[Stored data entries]
***

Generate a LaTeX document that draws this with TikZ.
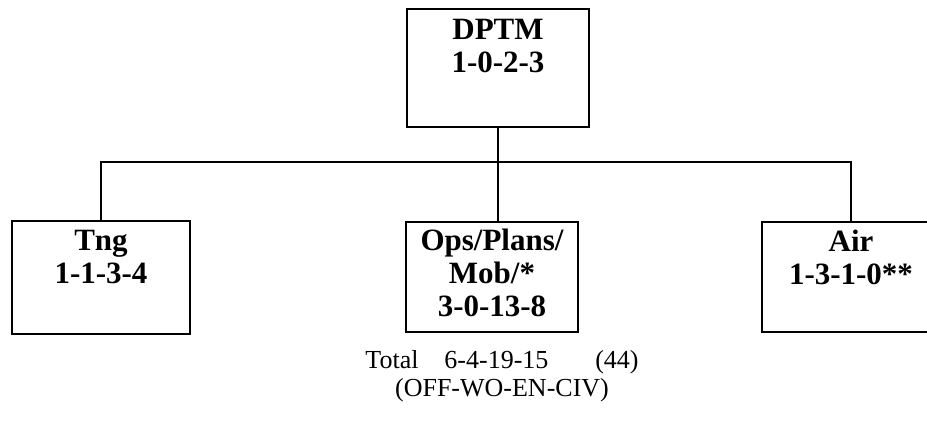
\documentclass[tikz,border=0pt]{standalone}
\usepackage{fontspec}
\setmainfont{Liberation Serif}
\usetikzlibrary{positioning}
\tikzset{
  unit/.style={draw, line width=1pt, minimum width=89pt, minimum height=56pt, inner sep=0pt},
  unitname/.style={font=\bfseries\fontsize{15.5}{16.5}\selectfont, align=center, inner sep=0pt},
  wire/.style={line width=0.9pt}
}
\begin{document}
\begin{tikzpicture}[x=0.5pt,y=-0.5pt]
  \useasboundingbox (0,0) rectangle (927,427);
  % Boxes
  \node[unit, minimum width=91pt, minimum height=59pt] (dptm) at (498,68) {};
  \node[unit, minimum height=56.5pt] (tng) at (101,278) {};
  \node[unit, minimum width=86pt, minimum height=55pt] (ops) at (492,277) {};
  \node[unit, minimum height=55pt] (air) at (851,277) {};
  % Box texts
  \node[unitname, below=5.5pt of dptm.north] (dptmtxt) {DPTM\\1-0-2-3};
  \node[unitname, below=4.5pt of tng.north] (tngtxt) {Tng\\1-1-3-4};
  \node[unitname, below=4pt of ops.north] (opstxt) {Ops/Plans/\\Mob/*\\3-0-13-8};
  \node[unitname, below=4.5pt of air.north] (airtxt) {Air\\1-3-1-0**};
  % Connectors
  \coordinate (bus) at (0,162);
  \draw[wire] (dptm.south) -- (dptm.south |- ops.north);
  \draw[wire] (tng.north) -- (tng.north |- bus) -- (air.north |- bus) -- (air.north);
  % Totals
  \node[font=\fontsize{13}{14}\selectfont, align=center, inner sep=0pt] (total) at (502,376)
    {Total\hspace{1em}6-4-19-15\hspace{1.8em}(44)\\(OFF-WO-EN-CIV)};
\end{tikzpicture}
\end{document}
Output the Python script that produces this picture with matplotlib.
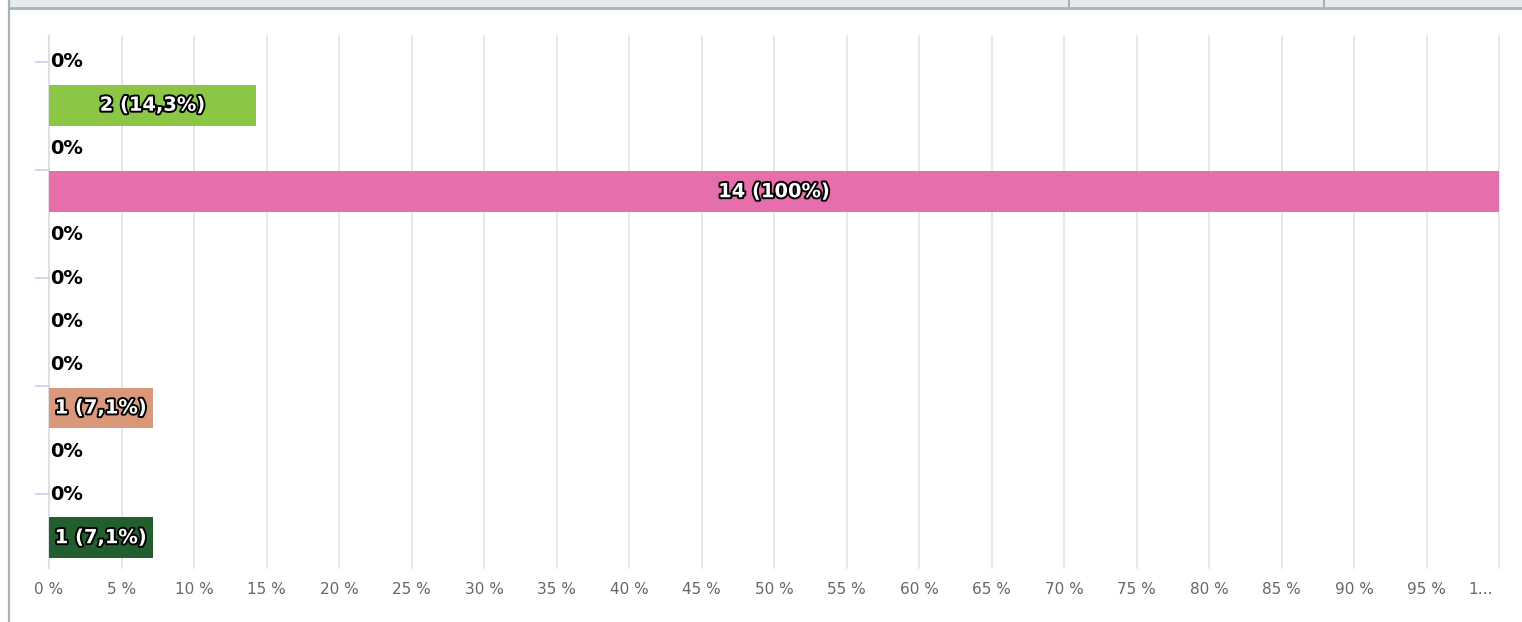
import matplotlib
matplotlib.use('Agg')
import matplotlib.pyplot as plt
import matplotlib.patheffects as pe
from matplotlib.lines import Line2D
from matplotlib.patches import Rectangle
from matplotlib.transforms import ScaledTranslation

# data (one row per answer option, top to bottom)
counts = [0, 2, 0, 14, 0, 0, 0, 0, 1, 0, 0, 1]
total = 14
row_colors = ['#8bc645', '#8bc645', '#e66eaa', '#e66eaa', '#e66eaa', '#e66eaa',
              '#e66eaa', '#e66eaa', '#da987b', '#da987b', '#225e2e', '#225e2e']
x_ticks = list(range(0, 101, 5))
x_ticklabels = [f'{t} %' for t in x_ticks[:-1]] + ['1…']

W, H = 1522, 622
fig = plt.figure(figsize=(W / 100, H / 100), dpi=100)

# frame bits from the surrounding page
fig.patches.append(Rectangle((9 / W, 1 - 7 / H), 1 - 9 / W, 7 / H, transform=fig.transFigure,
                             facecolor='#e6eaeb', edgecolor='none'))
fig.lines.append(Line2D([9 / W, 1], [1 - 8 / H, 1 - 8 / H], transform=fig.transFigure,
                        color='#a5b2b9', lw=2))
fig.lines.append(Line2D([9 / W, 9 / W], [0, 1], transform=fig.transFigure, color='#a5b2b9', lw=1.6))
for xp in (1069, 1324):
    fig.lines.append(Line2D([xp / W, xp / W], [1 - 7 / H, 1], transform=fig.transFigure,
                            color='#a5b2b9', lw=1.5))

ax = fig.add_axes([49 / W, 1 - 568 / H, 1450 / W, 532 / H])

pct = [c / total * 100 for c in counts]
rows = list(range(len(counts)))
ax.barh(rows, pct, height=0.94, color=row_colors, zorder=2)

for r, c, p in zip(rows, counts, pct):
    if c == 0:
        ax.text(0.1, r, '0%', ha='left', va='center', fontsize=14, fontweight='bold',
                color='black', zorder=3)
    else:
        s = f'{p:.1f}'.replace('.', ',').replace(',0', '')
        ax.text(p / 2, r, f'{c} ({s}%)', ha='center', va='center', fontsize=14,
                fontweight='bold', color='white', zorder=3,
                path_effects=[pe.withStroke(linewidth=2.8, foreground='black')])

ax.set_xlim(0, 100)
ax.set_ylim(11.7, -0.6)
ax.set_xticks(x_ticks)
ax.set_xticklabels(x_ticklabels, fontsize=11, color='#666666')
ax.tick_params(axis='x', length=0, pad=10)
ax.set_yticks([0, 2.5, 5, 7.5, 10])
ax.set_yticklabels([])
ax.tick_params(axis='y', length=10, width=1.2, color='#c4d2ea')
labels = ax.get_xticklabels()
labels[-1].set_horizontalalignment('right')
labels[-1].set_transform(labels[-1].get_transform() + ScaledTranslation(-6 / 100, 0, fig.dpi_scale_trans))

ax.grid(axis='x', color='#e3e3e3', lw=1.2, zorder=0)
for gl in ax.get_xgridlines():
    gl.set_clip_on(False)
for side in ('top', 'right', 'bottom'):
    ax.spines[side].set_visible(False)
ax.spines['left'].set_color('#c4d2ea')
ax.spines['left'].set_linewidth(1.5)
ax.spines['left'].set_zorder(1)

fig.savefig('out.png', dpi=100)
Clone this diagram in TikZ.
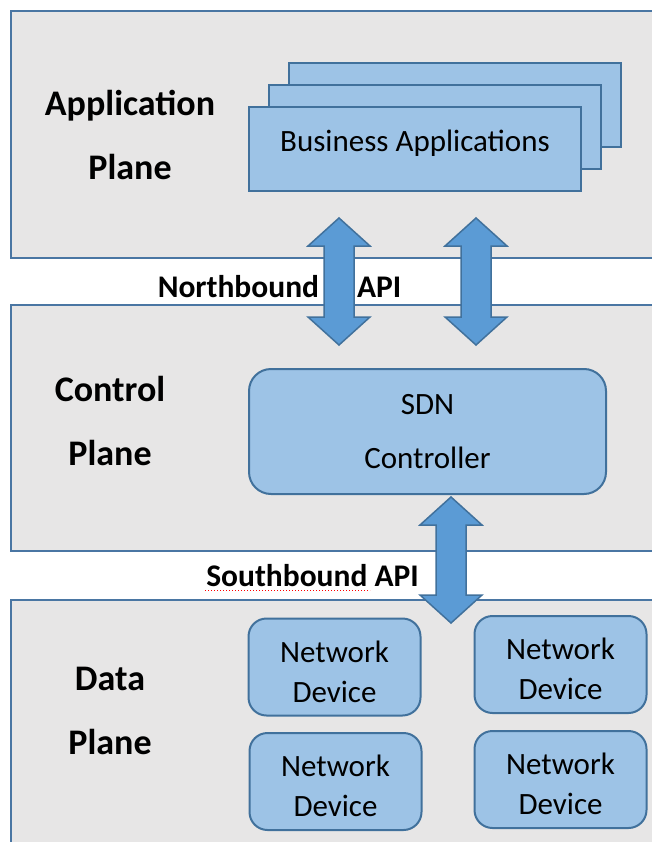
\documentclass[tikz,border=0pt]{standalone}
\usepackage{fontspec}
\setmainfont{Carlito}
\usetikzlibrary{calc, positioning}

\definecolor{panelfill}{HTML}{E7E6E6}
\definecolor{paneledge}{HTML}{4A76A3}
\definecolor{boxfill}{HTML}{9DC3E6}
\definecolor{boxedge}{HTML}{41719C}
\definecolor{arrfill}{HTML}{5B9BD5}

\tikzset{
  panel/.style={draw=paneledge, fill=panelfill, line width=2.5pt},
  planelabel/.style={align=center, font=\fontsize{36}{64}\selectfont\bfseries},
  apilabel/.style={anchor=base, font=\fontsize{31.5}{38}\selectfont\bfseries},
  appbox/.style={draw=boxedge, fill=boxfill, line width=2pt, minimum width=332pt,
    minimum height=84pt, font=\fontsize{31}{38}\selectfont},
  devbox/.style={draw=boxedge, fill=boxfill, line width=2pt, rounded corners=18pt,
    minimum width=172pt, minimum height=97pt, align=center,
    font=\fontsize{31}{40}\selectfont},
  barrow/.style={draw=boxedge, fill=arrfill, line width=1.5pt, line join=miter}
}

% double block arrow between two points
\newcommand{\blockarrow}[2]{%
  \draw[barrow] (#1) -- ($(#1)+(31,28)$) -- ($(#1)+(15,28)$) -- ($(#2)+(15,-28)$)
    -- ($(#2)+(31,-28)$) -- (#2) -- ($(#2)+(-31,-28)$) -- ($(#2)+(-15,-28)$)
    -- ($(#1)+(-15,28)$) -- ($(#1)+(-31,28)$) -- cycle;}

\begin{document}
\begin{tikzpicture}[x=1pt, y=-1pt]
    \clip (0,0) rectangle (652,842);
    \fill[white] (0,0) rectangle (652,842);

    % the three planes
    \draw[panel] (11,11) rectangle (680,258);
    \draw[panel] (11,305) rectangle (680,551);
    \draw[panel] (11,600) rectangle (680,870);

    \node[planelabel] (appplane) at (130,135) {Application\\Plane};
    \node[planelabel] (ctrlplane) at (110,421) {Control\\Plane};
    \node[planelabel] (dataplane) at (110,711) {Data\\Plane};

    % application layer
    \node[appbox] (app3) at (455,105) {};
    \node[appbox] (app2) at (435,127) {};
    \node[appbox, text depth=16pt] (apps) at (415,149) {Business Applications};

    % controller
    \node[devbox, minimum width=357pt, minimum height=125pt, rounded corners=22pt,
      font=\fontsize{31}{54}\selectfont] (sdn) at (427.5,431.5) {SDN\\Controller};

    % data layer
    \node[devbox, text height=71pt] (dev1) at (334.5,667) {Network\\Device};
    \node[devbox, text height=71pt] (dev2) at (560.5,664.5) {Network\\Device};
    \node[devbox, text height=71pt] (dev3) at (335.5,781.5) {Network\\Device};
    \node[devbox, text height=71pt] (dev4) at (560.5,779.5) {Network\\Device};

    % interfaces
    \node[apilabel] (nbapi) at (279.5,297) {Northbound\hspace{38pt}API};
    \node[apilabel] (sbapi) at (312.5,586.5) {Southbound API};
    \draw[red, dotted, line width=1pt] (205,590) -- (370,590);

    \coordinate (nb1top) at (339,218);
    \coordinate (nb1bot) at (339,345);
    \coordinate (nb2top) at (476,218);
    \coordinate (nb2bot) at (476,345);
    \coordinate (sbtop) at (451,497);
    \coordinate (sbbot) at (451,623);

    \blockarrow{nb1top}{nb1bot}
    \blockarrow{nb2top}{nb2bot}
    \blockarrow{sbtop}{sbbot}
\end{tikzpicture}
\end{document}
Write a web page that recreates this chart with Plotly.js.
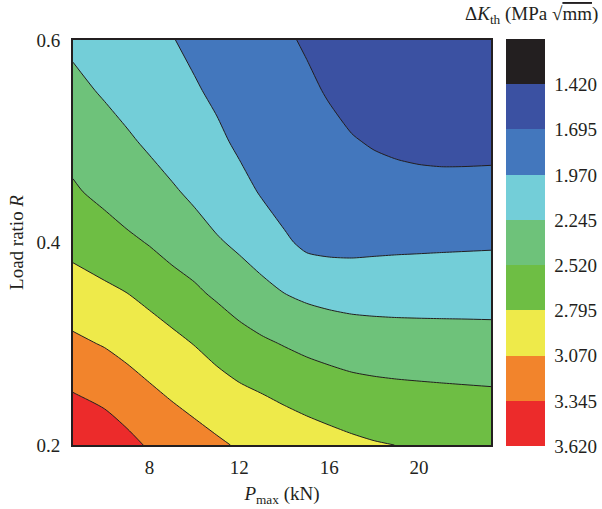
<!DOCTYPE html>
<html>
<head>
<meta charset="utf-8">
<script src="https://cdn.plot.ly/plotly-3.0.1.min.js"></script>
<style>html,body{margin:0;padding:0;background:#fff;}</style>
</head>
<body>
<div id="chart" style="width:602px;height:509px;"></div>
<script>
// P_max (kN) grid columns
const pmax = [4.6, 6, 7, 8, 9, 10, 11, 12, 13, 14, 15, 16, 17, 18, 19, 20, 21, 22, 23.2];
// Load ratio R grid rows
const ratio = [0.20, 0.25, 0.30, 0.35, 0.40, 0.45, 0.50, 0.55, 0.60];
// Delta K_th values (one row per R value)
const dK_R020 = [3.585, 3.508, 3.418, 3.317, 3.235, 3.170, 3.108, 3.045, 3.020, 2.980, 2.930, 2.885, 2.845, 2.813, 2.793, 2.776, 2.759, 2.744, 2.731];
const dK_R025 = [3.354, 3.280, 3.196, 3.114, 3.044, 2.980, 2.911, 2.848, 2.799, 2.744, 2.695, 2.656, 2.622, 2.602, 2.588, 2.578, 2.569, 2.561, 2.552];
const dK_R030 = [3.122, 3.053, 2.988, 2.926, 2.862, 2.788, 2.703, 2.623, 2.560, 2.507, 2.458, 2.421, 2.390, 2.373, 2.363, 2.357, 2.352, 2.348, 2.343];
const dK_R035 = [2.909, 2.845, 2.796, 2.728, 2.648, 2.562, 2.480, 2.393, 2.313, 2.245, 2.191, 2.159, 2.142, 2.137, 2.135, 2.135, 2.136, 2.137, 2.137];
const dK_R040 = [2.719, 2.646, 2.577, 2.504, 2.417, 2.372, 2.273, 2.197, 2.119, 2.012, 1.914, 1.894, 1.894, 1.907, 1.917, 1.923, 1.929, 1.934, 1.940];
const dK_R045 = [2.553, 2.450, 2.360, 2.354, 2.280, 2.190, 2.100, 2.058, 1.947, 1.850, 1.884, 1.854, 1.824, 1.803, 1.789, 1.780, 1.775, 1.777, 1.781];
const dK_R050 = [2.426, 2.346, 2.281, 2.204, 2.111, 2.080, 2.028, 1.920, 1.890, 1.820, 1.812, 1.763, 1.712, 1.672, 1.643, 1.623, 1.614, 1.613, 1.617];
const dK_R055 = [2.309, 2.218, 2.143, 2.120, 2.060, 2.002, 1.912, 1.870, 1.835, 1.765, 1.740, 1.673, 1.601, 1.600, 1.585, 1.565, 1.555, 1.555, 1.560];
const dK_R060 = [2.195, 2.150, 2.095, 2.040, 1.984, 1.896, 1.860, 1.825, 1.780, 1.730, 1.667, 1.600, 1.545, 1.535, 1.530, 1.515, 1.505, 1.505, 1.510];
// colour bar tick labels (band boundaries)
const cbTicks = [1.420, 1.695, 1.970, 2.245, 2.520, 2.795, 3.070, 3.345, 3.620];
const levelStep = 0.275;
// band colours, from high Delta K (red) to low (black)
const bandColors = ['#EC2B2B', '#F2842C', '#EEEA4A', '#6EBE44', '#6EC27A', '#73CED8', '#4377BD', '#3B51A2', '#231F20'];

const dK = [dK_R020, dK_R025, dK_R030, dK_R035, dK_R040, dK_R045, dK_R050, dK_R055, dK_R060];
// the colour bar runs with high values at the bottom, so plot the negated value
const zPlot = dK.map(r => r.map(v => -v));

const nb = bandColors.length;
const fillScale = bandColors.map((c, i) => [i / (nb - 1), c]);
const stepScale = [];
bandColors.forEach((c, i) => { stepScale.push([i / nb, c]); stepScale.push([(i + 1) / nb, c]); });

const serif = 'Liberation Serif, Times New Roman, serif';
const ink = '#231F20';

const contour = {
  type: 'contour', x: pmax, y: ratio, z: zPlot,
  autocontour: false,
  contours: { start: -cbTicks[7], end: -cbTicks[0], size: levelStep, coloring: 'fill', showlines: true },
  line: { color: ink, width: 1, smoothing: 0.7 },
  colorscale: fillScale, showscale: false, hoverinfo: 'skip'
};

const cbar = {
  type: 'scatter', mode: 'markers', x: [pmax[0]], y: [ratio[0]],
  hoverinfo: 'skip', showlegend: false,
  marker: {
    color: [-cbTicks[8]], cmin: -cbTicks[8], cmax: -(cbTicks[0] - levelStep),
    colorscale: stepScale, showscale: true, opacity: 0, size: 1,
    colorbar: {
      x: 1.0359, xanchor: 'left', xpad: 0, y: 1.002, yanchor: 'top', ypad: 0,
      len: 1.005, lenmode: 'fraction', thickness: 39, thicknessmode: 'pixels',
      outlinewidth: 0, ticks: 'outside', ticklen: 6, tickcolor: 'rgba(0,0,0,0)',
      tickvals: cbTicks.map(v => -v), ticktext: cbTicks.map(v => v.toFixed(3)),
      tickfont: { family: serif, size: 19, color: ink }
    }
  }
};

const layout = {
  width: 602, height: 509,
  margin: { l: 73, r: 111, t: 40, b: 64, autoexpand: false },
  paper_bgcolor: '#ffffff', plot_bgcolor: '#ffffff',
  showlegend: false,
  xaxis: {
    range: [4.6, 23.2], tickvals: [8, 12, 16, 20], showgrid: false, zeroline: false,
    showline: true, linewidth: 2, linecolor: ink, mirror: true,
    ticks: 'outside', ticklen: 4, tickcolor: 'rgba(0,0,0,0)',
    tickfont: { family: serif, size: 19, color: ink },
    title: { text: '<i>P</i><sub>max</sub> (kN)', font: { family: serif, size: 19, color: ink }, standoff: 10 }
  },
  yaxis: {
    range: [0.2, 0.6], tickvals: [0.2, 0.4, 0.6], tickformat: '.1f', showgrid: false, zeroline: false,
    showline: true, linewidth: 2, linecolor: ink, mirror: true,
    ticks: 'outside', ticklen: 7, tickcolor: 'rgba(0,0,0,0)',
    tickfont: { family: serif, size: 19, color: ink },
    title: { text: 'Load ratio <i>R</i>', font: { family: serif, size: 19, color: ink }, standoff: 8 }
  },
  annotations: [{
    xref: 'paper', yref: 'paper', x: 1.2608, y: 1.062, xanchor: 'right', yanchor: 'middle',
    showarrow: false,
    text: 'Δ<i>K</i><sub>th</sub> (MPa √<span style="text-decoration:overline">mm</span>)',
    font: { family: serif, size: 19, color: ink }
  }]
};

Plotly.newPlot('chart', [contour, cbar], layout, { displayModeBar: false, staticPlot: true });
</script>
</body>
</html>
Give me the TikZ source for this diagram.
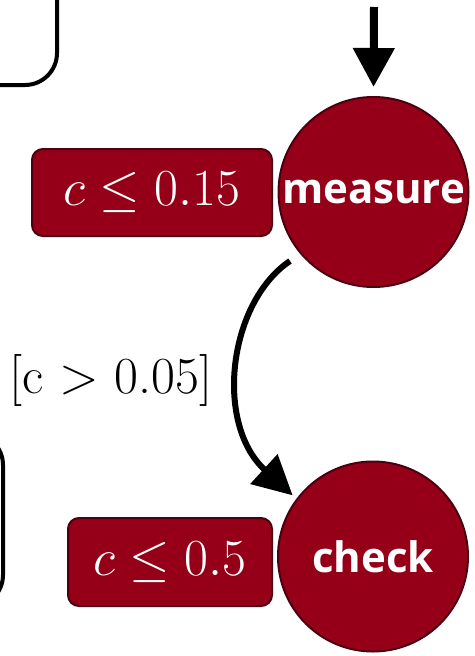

***

WORK INSTRUCTIONS :: Print exactly what appears from the line holding "Output the Python" down to the line holding "from matplotlib.transforms import", both ends kept, leaving out the pictures.

ANSWER TO THE TASK ::
Output the Python script that produces this picture with matplotlib.
import matplotlib
matplotlib.use('Agg')
import matplotlib.pyplot as plt
import matplotlib.patheffects as pe
from matplotlib.lines import Line2D
from matplotlib.patches import Rectangle
from matplotlib.transforms import ScaledTranslation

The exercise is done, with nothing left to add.